→ **Task to complete**
Retype the data exactly, from its first line to the line containing "['#4285f4', '#ea4335', '#fbbc04', '#34a853'];", including both, and skip any picture.
--------------------
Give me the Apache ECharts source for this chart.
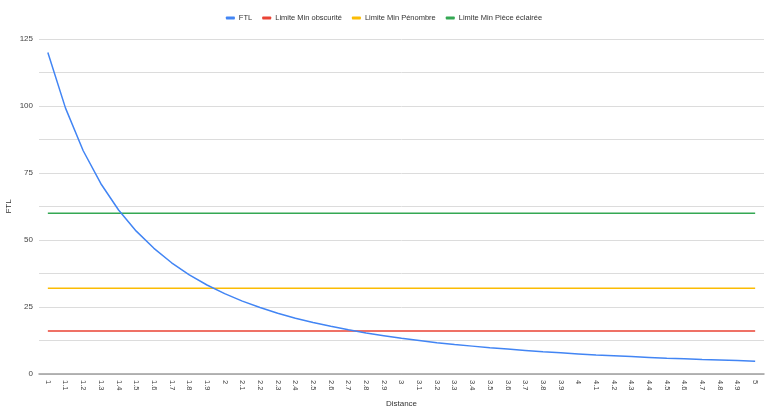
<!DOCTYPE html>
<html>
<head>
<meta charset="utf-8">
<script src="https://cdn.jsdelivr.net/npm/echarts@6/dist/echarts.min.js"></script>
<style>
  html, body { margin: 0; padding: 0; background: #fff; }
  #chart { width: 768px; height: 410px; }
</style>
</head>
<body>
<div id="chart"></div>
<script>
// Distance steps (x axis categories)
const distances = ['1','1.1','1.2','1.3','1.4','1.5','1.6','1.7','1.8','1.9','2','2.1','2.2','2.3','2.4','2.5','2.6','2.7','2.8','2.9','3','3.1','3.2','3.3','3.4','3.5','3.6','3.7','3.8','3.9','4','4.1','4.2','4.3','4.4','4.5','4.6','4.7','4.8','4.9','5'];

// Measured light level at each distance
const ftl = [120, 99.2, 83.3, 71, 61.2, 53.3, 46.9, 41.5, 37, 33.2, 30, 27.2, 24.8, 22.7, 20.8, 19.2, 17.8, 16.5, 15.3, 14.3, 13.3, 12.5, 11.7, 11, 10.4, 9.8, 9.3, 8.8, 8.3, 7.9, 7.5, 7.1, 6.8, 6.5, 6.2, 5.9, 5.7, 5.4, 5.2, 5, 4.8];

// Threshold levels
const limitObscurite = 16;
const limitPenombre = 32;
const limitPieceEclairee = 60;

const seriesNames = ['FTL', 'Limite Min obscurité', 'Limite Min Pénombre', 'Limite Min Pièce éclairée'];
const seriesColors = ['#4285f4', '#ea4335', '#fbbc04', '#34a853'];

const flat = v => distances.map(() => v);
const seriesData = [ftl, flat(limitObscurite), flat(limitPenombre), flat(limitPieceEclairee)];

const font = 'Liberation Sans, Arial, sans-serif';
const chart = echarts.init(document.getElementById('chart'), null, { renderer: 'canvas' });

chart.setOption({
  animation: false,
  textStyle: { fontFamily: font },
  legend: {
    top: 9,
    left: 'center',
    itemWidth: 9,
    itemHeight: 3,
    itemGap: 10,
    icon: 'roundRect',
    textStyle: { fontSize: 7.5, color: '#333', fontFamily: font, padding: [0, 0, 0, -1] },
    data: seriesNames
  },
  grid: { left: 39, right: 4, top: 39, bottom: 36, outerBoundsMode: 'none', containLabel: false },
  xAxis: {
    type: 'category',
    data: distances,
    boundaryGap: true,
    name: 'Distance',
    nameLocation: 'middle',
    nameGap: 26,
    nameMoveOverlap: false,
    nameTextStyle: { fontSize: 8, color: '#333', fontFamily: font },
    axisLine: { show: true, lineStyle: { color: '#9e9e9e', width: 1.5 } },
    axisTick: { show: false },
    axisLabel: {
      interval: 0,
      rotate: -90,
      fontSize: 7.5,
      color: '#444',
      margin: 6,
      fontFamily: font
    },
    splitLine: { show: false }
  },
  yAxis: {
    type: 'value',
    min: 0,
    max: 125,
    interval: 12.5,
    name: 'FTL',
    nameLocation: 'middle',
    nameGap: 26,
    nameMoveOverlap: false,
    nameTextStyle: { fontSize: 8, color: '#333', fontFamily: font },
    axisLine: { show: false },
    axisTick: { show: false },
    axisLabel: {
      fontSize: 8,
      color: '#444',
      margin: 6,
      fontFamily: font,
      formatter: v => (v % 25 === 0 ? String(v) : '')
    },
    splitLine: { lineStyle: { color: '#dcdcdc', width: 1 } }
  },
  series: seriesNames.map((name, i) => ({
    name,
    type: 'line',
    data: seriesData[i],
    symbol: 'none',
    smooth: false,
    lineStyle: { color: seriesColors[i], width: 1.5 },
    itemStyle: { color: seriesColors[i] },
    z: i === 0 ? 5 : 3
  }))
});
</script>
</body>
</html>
--------------------
→ **Task response**
Give me the Apache ECharts source for this chart.
<!DOCTYPE html>
<html>
<head>
<meta charset="utf-8">
<script src="https://cdn.jsdelivr.net/npm/echarts@6/dist/echarts.min.js"></script>
<style>
  html, body { margin: 0; padding: 0; background: #fff; }
  #chart { width: 768px; height: 410px; }
</style>
</head>
<body>
<div id="chart"></div>
<script>
// Distance steps (x axis categories)
const distances = ['1','1.1','1.2','1.3','1.4','1.5','1.6','1.7','1.8','1.9','2','2.1','2.2','2.3','2.4','2.5','2.6','2.7','2.8','2.9','3','3.1','3.2','3.3','3.4','3.5','3.6','3.7','3.8','3.9','4','4.1','4.2','4.3','4.4','4.5','4.6','4.7','4.8','4.9','5'];

// Measured light level at each distance
const ftl = [120, 99.2, 83.3, 71, 61.2, 53.3, 46.9, 41.5, 37, 33.2, 30, 27.2, 24.8, 22.7, 20.8, 19.2, 17.8, 16.5, 15.3, 14.3, 13.3, 12.5, 11.7, 11, 10.4, 9.8, 9.3, 8.8, 8.3, 7.9, 7.5, 7.1, 6.8, 6.5, 6.2, 5.9, 5.7, 5.4, 5.2, 5, 4.8];

// Threshold levels
const limitObscurite = 16;
const limitPenombre = 32;
const limitPieceEclairee = 60;

const seriesNames = ['FTL', 'Limite Min obscurité', 'Limite Min Pénombre', 'Limite Min Pièce éclairée'];
const seriesColors = ['#4285f4', '#ea4335', '#fbbc04', '#34a853'];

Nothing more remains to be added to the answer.